Wednesday, February 12, 2014

‘Caring Attitudes’ Of Staff Vital To Residents, Families, Staff, Study Finds


​Residents, families, and even frontline workers are more satisfied when long term care employees exhibit “caring attitudes,” Planetree researchers have learned from focus groups.
Planetree has convened 83 focus groups since 2012, with 569 residents, family members, or frontline staffers chiming in. The results showed that all groups prized a sense of compassion from caretakers—that it’s not just enough to care for a resident, it’s vital that they show they care about the resident.
Officials at Planetree released the results of their findings earlier this week. For Planetree’s Director of Quality, Research, and Evaluation Michael Lepore, though, the most surprising thing is how little things have changed in the past two decades.
“The top priority expressed 25 years ago and expressed today and will probably be expressed 50 years from now is that people care about the people they’re taking care of,” he says. “It seems so simple. To see the consistency of themes, year after year, site after site, is really amazing.”
Planetree, a nonprofit group that advocates for, and helps health care companies shift to, person-centered care models, has been convening focus groups and conducting research in health care for years. But this week’s findings represent the first time that the nonprofit group has focused on long term care.
Family members and staff also agreed that “compassionate and close relationships … between residents and staff” is valuable, that families and residents thought that cleanliness was important, and that “access to the outdoors is appreciated,” according to Planetree’s findings.

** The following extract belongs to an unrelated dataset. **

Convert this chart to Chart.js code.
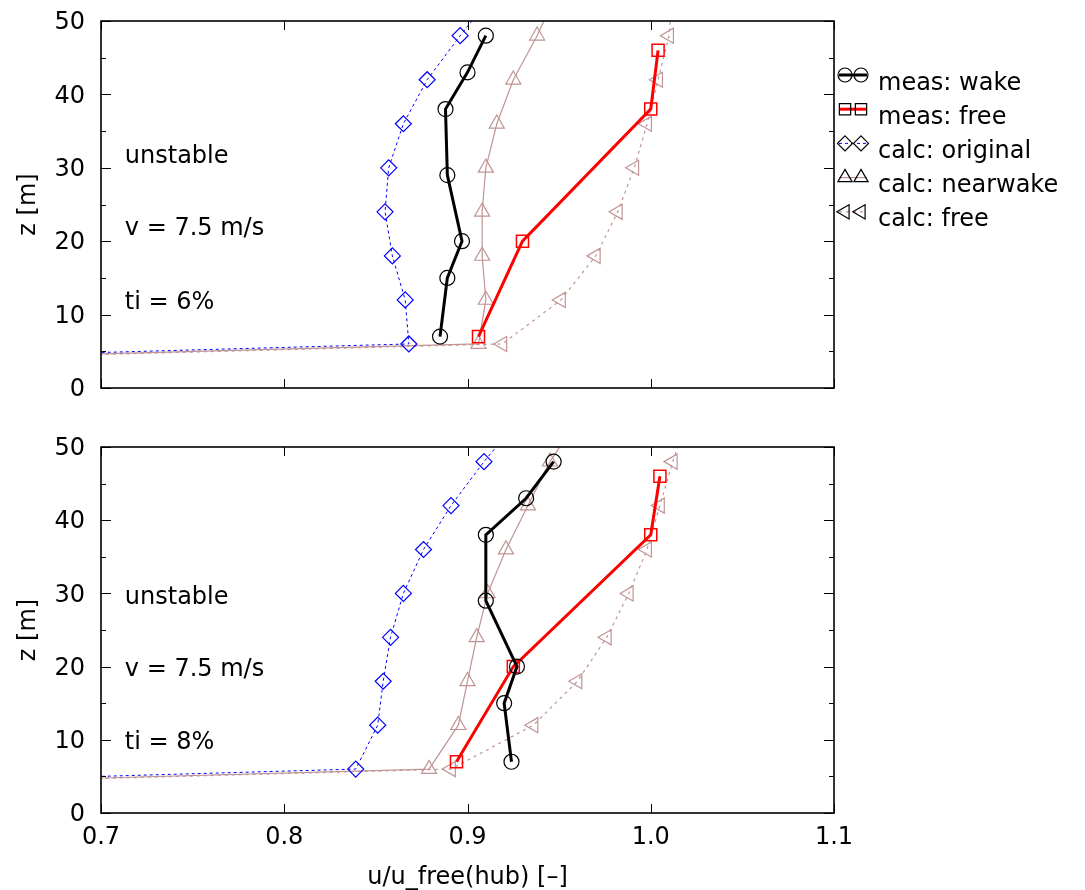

But residents are also worried about how long term care centers pay attention to their “care preferences” and honor “residents’ choices and privacy,” the focus groups reported back.
“Part of the aim of doing this is to really bring in the voices of long term care—primarily the residents, but also their family members, and the frontline staff whose voices often aren’t heard,” Lepore says.
In convening the focus groups, Planetree took care to make sure that the rooms had no supervisors, and researchers worked hard to ask open-ended questions of participants, Lepore says. It’s “a bottom-up, or inside-out, approach to performance improvement,” he says.
With the results of the focus groups in hand now, Planetree is convening a steering committee of international experts and tasking others with reviewing the literature on person-centered care. The group is hoping to identify key areas for applied research and will hand out up to $50,000 in matching grant dollars in the year ahead, Lepore says.